* _COLLECTED MATERIAL_

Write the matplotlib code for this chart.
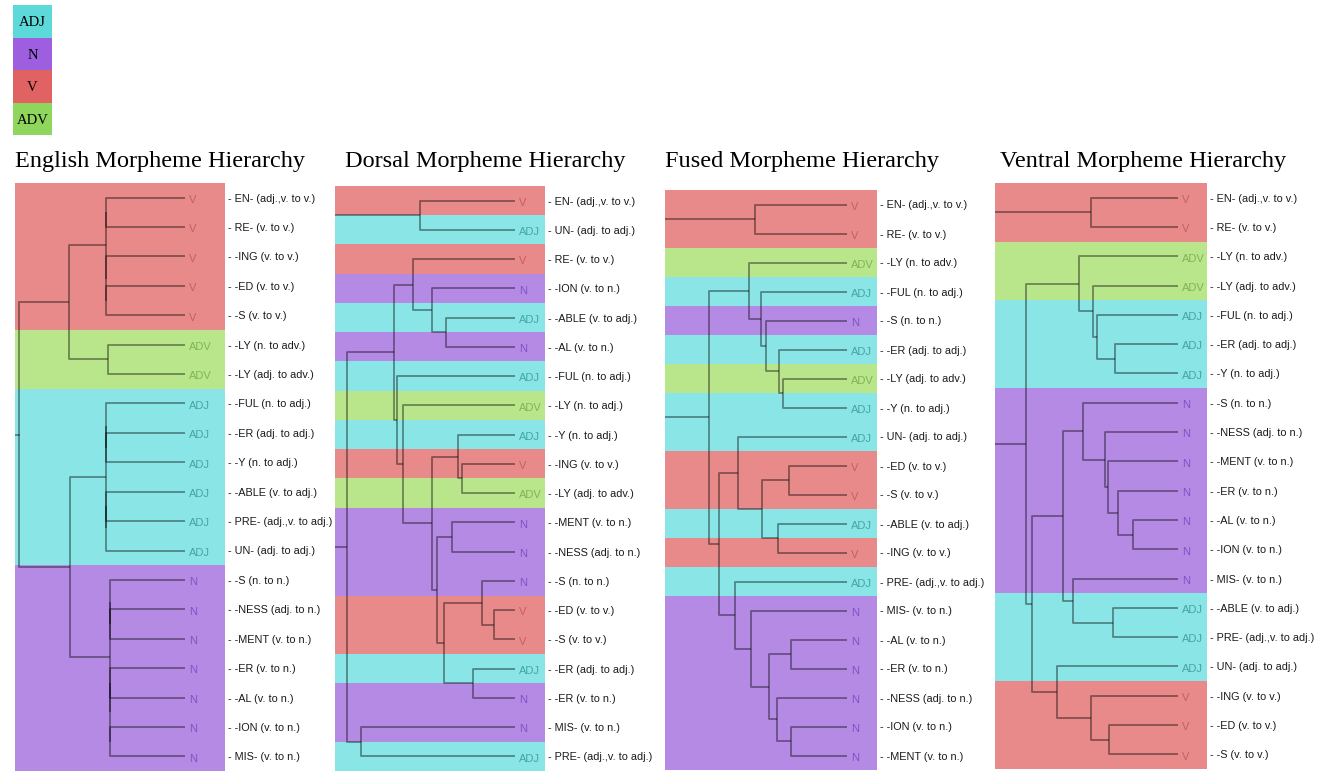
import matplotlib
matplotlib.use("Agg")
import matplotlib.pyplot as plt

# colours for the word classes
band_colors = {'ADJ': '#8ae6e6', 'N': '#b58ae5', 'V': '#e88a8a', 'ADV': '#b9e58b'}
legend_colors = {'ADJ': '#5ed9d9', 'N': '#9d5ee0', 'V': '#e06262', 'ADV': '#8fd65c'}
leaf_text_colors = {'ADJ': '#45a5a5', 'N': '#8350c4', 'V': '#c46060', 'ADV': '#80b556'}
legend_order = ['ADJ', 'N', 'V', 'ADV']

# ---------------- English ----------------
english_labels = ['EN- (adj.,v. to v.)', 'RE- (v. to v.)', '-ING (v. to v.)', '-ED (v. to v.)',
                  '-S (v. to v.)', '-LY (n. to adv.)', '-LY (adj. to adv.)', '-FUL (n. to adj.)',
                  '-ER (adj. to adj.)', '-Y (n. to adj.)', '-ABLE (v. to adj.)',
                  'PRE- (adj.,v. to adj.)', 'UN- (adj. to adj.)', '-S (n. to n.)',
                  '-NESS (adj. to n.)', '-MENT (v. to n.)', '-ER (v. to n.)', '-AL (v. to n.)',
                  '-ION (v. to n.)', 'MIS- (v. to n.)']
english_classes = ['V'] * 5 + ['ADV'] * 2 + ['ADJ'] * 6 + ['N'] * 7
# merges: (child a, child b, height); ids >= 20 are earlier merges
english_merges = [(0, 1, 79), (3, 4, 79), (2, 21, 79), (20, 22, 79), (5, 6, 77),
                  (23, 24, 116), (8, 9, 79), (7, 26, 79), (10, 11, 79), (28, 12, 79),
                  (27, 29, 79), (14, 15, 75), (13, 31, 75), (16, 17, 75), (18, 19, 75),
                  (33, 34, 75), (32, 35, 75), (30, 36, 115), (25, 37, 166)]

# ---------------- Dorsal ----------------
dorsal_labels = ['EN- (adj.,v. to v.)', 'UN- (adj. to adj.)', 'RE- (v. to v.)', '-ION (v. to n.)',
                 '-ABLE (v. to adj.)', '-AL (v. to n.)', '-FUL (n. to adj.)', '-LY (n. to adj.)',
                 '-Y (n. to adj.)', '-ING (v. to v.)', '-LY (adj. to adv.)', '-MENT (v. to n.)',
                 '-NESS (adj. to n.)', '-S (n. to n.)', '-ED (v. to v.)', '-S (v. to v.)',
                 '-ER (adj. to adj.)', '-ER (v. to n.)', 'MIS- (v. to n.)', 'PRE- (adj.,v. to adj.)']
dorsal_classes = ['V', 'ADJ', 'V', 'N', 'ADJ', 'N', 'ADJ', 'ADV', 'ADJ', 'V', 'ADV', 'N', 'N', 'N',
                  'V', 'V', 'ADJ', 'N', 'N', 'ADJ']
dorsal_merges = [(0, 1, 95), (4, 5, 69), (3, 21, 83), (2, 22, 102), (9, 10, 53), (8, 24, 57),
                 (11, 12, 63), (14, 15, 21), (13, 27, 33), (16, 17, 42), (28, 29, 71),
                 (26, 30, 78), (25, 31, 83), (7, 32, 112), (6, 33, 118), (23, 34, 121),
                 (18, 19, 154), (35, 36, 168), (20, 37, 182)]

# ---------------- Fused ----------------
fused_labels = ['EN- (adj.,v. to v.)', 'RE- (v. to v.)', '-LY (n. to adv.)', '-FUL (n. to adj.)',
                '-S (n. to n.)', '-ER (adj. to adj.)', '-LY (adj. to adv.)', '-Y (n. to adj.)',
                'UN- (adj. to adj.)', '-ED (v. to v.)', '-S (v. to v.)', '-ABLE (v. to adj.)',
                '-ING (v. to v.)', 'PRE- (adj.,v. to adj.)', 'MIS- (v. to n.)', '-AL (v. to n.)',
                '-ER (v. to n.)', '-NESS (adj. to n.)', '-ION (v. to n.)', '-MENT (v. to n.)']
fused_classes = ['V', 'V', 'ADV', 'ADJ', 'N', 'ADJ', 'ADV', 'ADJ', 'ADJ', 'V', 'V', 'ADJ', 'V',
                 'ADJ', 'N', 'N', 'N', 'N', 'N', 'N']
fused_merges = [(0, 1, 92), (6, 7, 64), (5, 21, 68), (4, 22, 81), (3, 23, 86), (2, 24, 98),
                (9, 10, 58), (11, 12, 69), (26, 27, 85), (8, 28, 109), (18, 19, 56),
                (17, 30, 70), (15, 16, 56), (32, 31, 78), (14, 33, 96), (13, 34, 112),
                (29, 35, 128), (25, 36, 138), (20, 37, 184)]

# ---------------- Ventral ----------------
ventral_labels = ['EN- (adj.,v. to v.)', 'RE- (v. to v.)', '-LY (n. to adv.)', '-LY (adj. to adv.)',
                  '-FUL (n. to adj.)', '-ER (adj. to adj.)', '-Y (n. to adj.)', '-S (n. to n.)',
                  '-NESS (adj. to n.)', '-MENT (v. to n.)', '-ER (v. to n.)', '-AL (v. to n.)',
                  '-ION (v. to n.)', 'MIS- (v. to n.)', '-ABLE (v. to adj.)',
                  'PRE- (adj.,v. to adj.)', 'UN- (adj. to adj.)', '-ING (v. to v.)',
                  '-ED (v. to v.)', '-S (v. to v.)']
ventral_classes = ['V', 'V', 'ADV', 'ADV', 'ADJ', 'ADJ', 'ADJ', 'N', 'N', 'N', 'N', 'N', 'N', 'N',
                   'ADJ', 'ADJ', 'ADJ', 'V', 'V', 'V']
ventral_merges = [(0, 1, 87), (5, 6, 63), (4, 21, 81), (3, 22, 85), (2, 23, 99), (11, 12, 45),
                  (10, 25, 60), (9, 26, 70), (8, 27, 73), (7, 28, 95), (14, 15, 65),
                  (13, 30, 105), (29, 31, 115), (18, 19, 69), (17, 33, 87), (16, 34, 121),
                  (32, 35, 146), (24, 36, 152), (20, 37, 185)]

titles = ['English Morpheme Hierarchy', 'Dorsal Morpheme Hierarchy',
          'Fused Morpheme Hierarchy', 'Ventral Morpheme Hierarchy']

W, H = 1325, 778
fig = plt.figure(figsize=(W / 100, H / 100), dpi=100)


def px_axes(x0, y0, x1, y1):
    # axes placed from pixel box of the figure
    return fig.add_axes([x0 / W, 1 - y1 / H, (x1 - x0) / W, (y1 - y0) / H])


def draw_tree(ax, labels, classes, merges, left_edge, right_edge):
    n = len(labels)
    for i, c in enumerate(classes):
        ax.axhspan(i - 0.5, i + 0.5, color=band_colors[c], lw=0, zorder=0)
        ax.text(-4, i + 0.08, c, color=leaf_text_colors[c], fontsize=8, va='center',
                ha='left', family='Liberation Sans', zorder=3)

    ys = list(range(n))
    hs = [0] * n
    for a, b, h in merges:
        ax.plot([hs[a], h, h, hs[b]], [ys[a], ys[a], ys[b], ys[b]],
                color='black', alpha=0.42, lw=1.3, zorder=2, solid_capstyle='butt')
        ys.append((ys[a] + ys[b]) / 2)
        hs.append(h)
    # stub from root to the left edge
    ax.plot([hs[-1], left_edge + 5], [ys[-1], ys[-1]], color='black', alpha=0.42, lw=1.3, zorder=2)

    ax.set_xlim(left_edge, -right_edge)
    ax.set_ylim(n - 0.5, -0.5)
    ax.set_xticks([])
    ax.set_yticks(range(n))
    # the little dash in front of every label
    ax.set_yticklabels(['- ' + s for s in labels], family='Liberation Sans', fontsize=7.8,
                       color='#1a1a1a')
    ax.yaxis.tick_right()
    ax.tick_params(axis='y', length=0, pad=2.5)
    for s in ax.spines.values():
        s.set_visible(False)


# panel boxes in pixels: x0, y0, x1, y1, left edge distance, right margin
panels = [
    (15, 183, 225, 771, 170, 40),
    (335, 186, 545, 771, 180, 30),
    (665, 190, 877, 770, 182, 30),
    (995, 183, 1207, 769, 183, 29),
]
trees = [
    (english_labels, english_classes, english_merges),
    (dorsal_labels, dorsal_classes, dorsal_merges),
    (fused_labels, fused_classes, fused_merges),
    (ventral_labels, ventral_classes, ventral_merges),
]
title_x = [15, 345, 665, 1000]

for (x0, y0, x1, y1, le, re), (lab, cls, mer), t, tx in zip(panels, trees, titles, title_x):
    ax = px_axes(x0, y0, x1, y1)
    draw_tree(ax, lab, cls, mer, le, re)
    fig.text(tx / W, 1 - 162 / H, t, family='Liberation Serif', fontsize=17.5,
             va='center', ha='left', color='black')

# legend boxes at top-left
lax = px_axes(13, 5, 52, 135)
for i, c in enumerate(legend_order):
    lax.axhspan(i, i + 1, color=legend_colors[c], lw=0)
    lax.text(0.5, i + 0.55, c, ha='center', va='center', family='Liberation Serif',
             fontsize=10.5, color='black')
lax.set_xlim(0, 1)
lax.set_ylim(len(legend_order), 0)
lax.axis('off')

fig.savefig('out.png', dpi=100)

* _GIVEN REQUEST_
Return the material line for line, from its beginning to the line that contains "legend_order = ['ADJ', 'N', 'V', 'ADV']", with the pictures left out.

* _ANSWER_
Write the matplotlib code for this chart.
import matplotlib
matplotlib.use("Agg")
import matplotlib.pyplot as plt

# colours for the word classes
band_colors = {'ADJ': '#8ae6e6', 'N': '#b58ae5', 'V': '#e88a8a', 'ADV': '#b9e58b'}
legend_colors = {'ADJ': '#5ed9d9', 'N': '#9d5ee0', 'V': '#e06262', 'ADV': '#8fd65c'}
leaf_text_colors = {'ADJ': '#45a5a5', 'N': '#8350c4', 'V': '#c46060', 'ADV': '#80b556'}
legend_order = ['ADJ', 'N', 'V', 'ADV']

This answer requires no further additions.